# Task statement
Print only the lines from the top of the data through the line with "from matplotlib.transforms import", both included, skipping every picture.

** Start **

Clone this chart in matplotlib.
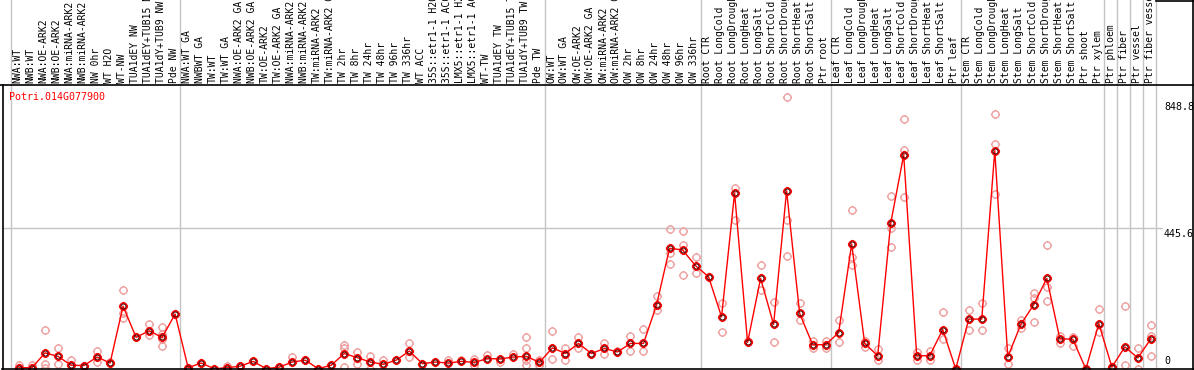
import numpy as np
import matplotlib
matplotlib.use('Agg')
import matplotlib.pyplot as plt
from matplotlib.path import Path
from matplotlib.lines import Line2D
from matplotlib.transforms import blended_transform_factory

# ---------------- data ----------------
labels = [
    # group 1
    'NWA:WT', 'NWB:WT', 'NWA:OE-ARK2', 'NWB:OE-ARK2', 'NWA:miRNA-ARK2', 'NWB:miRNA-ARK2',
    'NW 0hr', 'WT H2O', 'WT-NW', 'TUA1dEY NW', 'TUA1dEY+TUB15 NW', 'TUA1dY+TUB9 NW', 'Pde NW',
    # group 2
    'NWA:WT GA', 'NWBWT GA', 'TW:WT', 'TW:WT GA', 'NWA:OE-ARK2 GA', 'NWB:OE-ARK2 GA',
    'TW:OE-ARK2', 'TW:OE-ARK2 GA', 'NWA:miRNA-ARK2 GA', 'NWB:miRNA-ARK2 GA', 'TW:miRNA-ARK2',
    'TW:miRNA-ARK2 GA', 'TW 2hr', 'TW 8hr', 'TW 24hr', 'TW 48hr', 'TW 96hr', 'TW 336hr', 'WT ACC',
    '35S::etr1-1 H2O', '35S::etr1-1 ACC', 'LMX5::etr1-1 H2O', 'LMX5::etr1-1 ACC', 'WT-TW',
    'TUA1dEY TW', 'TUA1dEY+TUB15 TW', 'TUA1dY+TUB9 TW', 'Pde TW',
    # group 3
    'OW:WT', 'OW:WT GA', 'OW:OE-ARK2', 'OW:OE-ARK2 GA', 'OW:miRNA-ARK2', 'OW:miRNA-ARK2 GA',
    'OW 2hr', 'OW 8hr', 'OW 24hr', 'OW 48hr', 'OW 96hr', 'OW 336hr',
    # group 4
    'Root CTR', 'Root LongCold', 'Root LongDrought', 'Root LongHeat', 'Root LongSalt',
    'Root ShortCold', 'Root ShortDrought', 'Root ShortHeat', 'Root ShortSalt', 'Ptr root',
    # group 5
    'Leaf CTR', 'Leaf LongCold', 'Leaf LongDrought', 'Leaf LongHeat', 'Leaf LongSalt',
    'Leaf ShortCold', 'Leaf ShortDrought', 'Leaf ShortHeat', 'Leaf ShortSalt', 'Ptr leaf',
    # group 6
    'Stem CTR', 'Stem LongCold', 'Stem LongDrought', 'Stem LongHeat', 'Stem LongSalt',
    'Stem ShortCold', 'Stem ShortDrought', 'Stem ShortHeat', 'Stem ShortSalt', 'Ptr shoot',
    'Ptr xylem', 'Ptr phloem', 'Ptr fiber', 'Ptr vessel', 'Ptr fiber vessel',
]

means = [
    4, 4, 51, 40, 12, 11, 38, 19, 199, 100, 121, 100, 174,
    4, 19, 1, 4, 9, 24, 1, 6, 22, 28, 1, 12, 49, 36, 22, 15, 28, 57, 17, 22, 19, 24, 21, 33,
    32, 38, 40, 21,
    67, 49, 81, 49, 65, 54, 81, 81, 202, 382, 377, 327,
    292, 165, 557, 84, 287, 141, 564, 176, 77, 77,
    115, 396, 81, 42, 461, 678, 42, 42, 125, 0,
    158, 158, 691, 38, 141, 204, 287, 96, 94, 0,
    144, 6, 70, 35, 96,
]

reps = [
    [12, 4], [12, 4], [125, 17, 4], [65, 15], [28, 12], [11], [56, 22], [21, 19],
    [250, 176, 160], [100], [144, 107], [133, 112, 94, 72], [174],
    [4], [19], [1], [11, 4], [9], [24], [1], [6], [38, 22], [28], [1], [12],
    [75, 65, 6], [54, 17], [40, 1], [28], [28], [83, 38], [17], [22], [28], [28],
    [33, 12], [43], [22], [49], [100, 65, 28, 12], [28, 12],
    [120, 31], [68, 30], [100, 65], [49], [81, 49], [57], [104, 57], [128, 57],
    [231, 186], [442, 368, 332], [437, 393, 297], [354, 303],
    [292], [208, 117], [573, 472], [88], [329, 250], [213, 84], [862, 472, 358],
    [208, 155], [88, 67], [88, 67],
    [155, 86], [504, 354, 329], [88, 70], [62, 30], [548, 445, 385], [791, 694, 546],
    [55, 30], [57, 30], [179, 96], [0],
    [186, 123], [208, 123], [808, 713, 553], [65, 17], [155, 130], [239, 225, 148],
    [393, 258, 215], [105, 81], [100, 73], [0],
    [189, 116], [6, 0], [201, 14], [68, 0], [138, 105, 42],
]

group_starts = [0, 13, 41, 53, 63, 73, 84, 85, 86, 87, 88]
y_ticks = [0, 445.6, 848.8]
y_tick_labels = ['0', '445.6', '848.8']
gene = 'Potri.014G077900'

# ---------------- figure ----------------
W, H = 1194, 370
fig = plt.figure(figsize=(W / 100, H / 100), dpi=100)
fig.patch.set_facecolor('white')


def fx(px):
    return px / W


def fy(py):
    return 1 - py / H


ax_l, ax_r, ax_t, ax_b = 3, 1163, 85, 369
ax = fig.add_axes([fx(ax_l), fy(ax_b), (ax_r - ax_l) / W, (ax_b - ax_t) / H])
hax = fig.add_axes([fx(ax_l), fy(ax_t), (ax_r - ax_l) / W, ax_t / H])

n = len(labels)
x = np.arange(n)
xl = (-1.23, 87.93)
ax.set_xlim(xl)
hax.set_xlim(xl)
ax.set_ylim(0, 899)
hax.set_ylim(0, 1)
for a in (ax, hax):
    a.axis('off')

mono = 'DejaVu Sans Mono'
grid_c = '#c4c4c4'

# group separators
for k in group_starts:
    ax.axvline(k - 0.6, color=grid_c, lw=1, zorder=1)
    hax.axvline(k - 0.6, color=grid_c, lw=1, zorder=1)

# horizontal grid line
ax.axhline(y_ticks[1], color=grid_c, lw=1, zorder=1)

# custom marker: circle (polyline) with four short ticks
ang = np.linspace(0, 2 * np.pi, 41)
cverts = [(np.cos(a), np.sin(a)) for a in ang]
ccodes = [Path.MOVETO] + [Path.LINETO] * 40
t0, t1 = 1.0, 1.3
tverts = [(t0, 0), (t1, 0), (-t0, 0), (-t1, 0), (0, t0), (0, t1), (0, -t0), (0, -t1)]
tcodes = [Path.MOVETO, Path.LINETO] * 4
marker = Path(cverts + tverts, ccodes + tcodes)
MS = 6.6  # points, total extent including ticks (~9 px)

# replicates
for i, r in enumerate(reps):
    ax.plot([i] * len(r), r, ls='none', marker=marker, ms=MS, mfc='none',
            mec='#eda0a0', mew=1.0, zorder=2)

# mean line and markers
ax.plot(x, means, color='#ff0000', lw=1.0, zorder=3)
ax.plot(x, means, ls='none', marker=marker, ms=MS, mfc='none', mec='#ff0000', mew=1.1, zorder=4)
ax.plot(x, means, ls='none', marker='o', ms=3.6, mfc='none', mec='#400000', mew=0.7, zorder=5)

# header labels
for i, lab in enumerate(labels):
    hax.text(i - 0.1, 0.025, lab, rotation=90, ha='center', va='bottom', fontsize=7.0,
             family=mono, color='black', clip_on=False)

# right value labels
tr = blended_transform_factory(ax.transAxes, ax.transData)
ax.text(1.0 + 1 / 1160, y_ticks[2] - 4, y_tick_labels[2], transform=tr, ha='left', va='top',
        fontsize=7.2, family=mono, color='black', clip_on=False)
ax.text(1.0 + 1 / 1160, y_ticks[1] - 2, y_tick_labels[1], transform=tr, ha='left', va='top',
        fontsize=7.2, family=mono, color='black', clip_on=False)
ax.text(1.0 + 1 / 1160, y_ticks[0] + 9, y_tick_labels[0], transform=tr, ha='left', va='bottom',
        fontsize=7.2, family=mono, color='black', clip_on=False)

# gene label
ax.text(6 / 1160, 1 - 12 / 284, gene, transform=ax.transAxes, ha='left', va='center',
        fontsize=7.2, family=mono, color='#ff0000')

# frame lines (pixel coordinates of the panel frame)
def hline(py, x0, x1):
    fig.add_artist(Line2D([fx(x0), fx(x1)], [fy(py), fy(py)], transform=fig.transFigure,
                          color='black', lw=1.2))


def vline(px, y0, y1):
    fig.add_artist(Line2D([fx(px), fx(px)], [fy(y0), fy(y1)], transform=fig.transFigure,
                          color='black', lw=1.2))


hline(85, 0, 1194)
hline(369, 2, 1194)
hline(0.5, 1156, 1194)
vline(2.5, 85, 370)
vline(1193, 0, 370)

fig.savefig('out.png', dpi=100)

** End **

# Response
Clone this chart in matplotlib.
import numpy as np
import matplotlib
matplotlib.use('Agg')
import matplotlib.pyplot as plt
from matplotlib.path import Path
from matplotlib.lines import Line2D
from matplotlib.transforms import blended_transform_factory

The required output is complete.